Warehouse “Captains” Qualify as Exempt Executives Under FLSA, 2nd Circuit Rules

Food Warehouse A group of “captains” in a New York wholesale food warehouse qualified as overtime-exempt “executives” under the Fair Labor Standards Act since each supervised a team of employees in a customarily recognized subdivision of the company “with a permanent status and function” the Second Circuit says, affirming a lower court decision in favor of the employer.

The “captains” were employed on the night shift in the warehouse department, each of whom performed the same job duties which included overseeing the work of a “team” of three to six “pickers,” the employees who retrieve food products from the warehouse shelves and load them onto trucks to be delivered to customers. Each captain is “in charge of” his team, the Court observes, being responsible for making sure that the pickers arrive at work on time for each shift, retrieve the correct products from the warehouse shelves, and load the products onto the correct trucks. The captain is also responsible for improving his team’s performance and efficiency over time. Each captain has the power to assign slow pickers “easier work” so that they do not fall behind or hurt the team’s performance, and the captain can “give certain orders to certain pickers if [he] trust[s]” a particular picker “to get the right product.” It is the captain’s job to ensure pickers “have done their job right.” Supervising his team is the “main part” of a captain’s job, the Court says.
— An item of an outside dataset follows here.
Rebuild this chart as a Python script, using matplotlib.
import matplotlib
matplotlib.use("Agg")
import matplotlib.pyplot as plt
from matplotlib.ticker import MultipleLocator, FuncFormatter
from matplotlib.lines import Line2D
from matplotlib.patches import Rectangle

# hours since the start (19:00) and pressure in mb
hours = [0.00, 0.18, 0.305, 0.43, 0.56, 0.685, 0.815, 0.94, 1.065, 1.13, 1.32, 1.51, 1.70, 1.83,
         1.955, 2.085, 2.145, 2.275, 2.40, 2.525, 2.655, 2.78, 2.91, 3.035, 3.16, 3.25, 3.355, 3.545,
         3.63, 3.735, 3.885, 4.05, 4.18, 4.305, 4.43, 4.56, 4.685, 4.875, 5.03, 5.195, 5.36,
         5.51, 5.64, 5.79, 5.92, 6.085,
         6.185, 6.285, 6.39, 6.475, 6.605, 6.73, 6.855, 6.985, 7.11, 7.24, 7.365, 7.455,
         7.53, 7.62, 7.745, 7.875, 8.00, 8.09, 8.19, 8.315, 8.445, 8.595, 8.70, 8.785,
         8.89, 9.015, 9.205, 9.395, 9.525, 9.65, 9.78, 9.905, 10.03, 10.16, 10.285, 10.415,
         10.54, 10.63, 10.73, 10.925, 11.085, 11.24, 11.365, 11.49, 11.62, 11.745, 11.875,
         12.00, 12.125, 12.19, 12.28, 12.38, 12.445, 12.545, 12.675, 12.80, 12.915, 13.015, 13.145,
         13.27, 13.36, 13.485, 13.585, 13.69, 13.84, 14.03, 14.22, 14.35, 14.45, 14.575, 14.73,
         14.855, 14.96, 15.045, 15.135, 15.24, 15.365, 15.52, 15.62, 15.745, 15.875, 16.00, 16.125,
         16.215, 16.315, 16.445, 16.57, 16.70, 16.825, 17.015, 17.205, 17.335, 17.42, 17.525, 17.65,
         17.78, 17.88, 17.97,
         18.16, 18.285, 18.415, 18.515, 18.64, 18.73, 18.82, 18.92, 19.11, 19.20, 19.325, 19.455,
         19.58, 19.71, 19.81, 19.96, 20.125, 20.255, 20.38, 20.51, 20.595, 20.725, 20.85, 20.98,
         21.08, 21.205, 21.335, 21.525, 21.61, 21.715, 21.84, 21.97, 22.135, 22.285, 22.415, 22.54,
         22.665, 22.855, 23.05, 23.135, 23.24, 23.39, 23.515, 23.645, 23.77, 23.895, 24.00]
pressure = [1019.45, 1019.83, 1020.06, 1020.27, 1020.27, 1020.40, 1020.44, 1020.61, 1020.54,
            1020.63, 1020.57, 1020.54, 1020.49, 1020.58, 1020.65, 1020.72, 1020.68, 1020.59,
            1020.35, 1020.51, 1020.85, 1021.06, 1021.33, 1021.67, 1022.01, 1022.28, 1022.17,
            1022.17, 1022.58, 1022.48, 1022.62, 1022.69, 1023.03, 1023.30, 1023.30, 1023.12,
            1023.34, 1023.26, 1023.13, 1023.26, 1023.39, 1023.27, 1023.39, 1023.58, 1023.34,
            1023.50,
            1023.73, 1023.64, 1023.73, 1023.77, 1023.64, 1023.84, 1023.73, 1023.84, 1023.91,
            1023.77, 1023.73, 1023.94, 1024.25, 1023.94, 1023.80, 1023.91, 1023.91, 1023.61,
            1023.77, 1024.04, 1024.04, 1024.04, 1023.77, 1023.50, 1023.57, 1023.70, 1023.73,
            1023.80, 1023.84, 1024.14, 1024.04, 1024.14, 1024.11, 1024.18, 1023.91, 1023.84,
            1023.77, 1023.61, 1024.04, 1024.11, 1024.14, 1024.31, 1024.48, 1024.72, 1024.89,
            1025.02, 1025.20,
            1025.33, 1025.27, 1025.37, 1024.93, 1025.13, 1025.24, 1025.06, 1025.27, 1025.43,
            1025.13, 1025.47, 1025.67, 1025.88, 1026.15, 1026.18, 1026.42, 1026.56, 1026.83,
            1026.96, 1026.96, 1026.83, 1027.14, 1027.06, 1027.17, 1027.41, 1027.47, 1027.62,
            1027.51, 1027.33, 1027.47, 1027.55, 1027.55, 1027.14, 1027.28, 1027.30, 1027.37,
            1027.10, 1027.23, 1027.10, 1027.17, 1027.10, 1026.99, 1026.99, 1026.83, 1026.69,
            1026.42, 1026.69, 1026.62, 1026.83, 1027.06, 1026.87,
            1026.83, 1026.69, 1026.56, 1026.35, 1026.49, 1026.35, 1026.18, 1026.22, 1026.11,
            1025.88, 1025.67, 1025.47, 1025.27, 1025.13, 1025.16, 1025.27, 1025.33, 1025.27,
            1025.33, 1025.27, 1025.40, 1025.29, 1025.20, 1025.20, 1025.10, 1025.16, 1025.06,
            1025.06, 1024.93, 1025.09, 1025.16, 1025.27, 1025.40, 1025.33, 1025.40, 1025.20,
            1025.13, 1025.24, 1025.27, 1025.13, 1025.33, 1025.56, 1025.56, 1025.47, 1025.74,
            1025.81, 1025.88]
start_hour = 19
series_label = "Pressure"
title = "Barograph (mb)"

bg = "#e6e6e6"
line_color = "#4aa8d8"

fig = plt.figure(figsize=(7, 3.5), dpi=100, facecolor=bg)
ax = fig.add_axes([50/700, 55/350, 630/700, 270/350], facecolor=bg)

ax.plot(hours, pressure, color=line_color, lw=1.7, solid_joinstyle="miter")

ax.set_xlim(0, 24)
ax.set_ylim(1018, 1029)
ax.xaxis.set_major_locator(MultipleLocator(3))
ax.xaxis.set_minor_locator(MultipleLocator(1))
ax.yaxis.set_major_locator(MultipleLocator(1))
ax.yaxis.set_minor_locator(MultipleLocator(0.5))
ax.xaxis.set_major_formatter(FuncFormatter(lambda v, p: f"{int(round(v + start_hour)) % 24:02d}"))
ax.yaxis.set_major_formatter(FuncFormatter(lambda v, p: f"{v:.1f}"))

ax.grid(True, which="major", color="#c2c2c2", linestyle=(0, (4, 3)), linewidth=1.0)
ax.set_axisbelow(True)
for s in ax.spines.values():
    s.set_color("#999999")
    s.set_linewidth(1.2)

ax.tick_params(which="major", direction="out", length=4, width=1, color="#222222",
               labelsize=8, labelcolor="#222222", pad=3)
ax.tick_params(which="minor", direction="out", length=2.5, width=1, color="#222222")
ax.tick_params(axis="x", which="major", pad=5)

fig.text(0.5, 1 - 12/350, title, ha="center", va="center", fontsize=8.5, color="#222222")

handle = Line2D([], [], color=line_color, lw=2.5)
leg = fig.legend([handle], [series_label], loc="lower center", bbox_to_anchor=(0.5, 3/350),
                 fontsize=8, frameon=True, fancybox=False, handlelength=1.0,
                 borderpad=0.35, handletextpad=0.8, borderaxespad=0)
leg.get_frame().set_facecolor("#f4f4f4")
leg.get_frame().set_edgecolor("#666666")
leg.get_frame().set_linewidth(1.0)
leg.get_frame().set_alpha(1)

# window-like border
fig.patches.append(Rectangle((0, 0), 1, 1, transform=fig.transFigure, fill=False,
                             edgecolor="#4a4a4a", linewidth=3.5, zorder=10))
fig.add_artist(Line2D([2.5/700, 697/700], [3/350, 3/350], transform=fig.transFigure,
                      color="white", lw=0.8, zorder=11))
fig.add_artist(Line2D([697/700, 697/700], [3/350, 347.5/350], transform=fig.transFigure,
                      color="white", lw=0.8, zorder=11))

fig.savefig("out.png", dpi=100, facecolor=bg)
The company has continuously operated its warehouse department in its current structure, with captains in charge of teams of pickers, since at least 1999, and although each team performs the same general tasks as other teams, each team has a distinct “assigned work area” in the warehouse where the captain and his team of pickers “report each shift.”

The Court says that the captains met the FLSA criteria for the executive exemption: each captain is paid more than $455 per week, each captain customarily and regularly directs the work of two or more pickers, and captains’ suggestions and recommendations concerning the hiring, firing, and promotion of pickers “are given particular weight,” and there was no dispute that their primary duty was spent in supervising their respective teams.

The captains argued that the executive exemption did not apply to them because the teams of pickers did not constitute customarily recognized departments or subdivisions as defined in the regulations since each team performed the same tasks as other teams at the same time and in the same warehouse.

The Court decides that a unit can have “a permanent status and a continuing function” when it is functionally identical to other units, when it works the same shift as other units, and when it operates in the same physical space as other units. Ramos v. Baldor Specialty Foods, Inc.